Judahite Apocalypse of Ezra


Book Description

In the early centuries of the Christian era, a number of texts called the Apocalypse of Ezra were in circulation among Jews, Christians, Gnostics, and related religious groups. The original is believed to have been written in Judahite or Aramaic, and is commonly known as the Jewish Apocalypse of Ezra, as Ezra is believed to have been an ancient Judahite. This translation is referred to as the Judahite Apocalypse of Ezra, as the book has nothing to do with modern Judaism. This version of the Apocalypse was translated into Greek sometime before 200 AD and circulated widely within the early Christian churches. In the book, it is claimed that the prophet Ezra wrote 904 books, and its popularity seems to have inspired a number of Christian-era Apocalypses of Ezra, presumably beginning with the ‘Latin’ Apocalypse of Ezra which claimed to be the ‘second book of the prophet Ezra.’ This prophet Ezra is not the scribe Ezra from the books of Ezra, but a prophet named Shealtiel who lived a couple of centuries earlier. In the apocalypse, he is called Ezra by the angel Uriel, which translates a ‘helper’ or ‘assistant.’ In 1592, Pope Clement VIII’s creation of a Catholic Bible added a version of the Apocalypse of Ezra into the Catholic Bible under the name 4ᵗʰ Esdras.

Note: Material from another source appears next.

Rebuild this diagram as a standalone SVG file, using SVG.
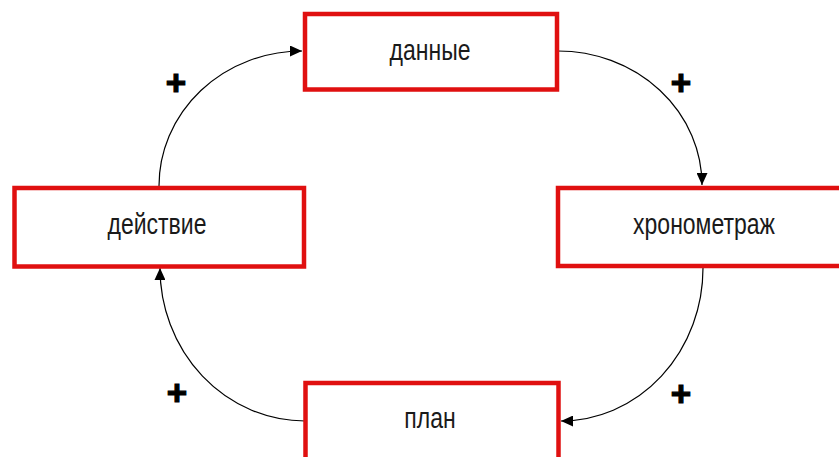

Unfortunately, the Latin translation of the Apocalypse of Ezra that Clement added to the Catholic Vulgate included the shorter Latin Apocalypse of Ezra, resulting in the Catholic and Protestant Bibles having longer, and self-contradicting versions of the apocalypse in comparison to Orthodox Bibles. The identification of the author as ‘Shealtiel, who is also called Ezra,’ is found in most translations of the apocalypse, other than the longer Catholic version, where it is both redundant and conflicting, as the author is identified at the beginning of the longer text. The introduction of the Catholic version is the introduction of the shorter Latin Apocalypse of Ezra, which identifies the author as Ezra the Scribe and provides his genealogy. Ezra the Scribe was a Levite and son his genealogy has nothing to do with the line of David, a Judahite king. This translation is a translation of the Latin version's text that originated in the Judahite Apocalypse of Ezra, along with the restoration of short sections of text that were cut from the Catholic version but remain in the Armenian, Georgian, or Ethiopian translations.